Wilhelmine Mimi Johnson, also known as Mimi Johnson, (born 1 August 1890 in Tynset Municipality, died 12 January 1980 in Skedsmo Municipality) was Norway's first female geologist and a photographer. Later she became a physician.

== Life and work ==
Johnson was born 1 August 1890 to solicitor Sam Johnson and Elise Johnson (née Holmboe).

She entered the mining degree program at the University of Oslo at 17, becoming the youngest student and the only woman in the program. Her father had encouraged her course of study because the mining field was booming at the time. She financially supported herself by teaching mathematics and languages to students at two schools: Ragna Nielsen's school and Olav Berg's girls' school. She also received support by way of education loans directed to female students. In addition, she tutored private students at her home and read Latin with fellow students studying pharmacy. She graduated in 1912 as a mining engineer.

=== Geologist ===
As Norway's first female geologist, she worked closely for several years with two of the most prominent professors at the University of Oslo, Waldemar Christofer Brøgger and Victor Moritz Goldschmidt. During the summer of 1912, Johnson was named an assistant to Brøgger who was mapping the Kristiania field near Oslo, but the experience proved costly because Brøgger's expensive choices for the team's boarding and dining on field trips were a drain on her limited income.

In the summer of 1913, she worked for Goldschmidt doing fieldwork south of Røros and was part of the team that excavated a field of fossil plants. From both geologists, she received warm thanks but she remained unmentioned in the papers they published about their collective work. She authored her first paper in 1917 about a fossil whale discovered in Rekkevik, Norway.
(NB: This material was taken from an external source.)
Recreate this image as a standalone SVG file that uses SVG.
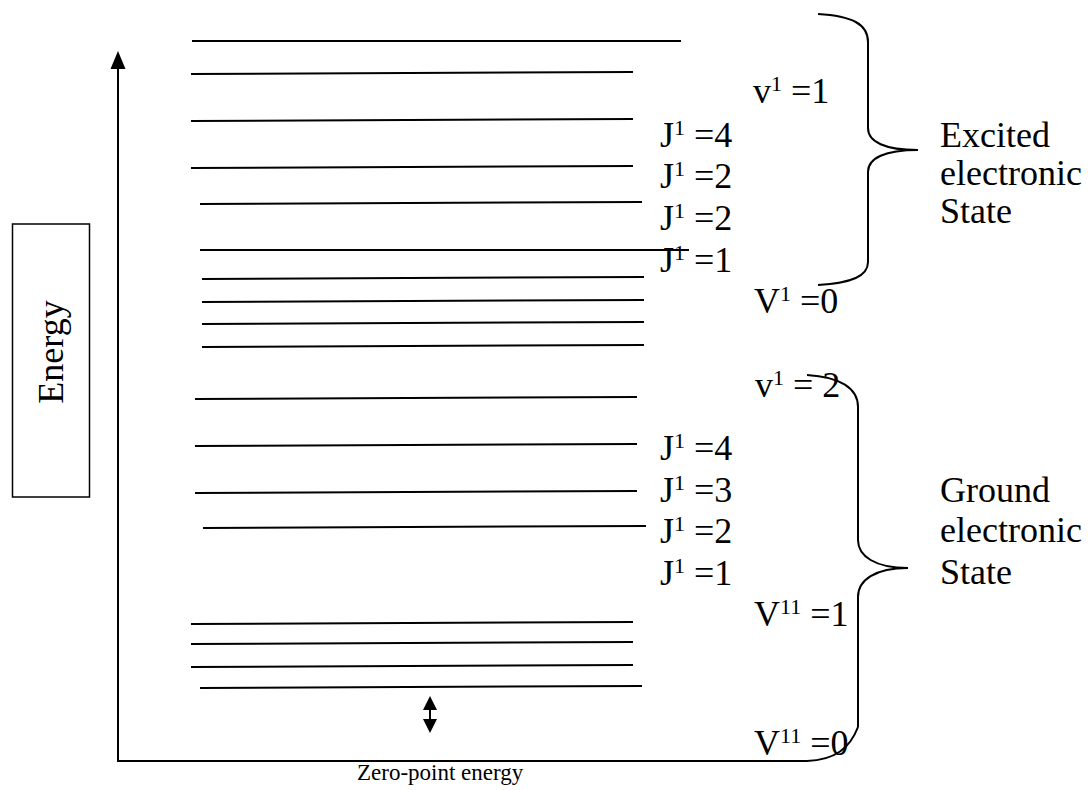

Johnson was employed by the Geological Survey of Norway and was, among other things, one of the first people to take pictures inside the mines at Kongsberg, though later her presence in the photos caused some archivists to ask if she was the photographer's wife. In 1917, Johnson became the conservator at the Geological Museum in Tøyen where she was paid half the standard wage and told it was because, "…in women's hours you can iron your own blouses and cook your own food."

In 1930, she left geology to become a physician. She graduated medical school and ran her own medical practice in Lillestrøm from 1940 to 1975.

=== Personal life ===
In 1920 was married briefly to the merchant Eivind Høst. Although they divorced in 1924, Johnson was sometimes known thereafter as Mimi Johnson Høst.